Problem z zabytkowymi budynkami, które są przebudowywane, narodził się, kiedy zlikwidowano strefy konserwatorskie na rzecz nowo powstających MPZP. Plany te nie są jednak tworzone w takim tempie, jak spodziewał się tego prawodawca. Obiektom zabytkowym pozostał więc tylko wpis w ewidencji.
– Gminna ewidencja nie stanowi jednak samoistnej podstawy prawnej do ochrony zabytków, stanowi np. podstawę do obejmowania zabytków ochroną na mocy MPZP. Na terenie Gdańska ewidencja zabytków jest w trakcie opracowywania i weryfikacji. Do czasu jej uchwalenia zakres ochrony w planach ustalany jest na podstawie formułowanych przez wojewódzkiego konserwatora zabytków wytycznych i wniosków konserwatorskich oraz uzgodnień dokumentów planistycznych – tłumaczy Pujdak.

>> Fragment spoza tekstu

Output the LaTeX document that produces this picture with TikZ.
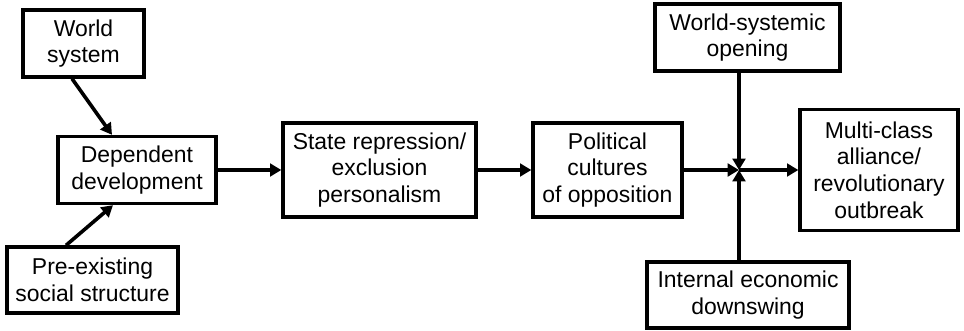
\documentclass[tikz,border=0pt]{standalone}
\usepackage{fontspec}
\setmainfont{Liberation Sans}
\usetikzlibrary{arrows.meta,calc}
\begin{document}
\begin{tikzpicture}[x=0.75pt,y=-0.75pt,
  box/.style={draw,line width=2.5pt,inner sep=0pt,align=center,
    font=\fontsize{17.2}{20}\selectfont},
  arr/.style={line width=2.7pt,-{Triangle[length=8.5pt,width=9.5pt]}}]
\useasboundingbox (0,0) rectangle (964,331);
\node[box,minimum width=121*0.75pt,minimum height=67*0.75pt] (ws) at (83.5,43.5) {World\\system};
\node[box,minimum width=158*0.75pt,minimum height=67*0.75pt] (dd) at (137,170) {Dependent\\development};
\node[box,minimum width=171*0.75pt,minimum height=66*0.75pt] (pe) at (92.5,280) {Pre-existing\\social structure};
\node[box,minimum width=193*0.75pt,minimum height=94*0.75pt] (sr) at (379.5,170) {State repression/\\exclusion\\personalism};
\node[box,minimum width=149*0.75pt,minimum height=94*0.75pt] (pc) at (607.5,170) {Political\\cultures\\of opposition};
\node[box,minimum width=185*0.75pt,minimum height=67*0.75pt] (wo) at (747.5,37.5) {World-systemic\\opening};
\node[box,minimum width=158*0.75pt,minimum height=121*0.75pt] (mc) at (879,170) {Multi-class\\alliance/\\revolutionary\\outbreak};
\node[box,minimum width=202*0.75pt,minimum height=66*0.75pt] (ie) at (748,295) {Internal economic\\downswing};
\coordinate (j) at (739,170);
\draw[arr] ($(ws.south)+(-11.5,0)$) -- ($(dd.north)+(-25,0)$);
\draw[arr] ($(pe.north)+(-26.5,0)$) -- ($(dd.south)+(-24,0)$);
\draw[arr] (dd.east) -- (sr.west);
\draw[arr] (sr.east) -- (pc.west);
\draw[arr] (pc.east) -- (j);
\draw[arr] (wo.south -| j) -- (j);
\draw[arr] (ie.north -| j) -- (j);
\draw[arr] (j) -- (mc.west);
\end{tikzpicture}
\end{document}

Ustawodawca nie przewidział formy ochrony obiektów zabytkowych będących w ewidencji, a nieznajdujących się na obszarach objętych MPZP czy rejestrem zabytków.
W Warszawie jest ponad 1,6 tys. obszarów i obiektów wpisanych do rejestru zabytków oraz ok. 5,7 tys. obszarów i obiektów w ewidencji.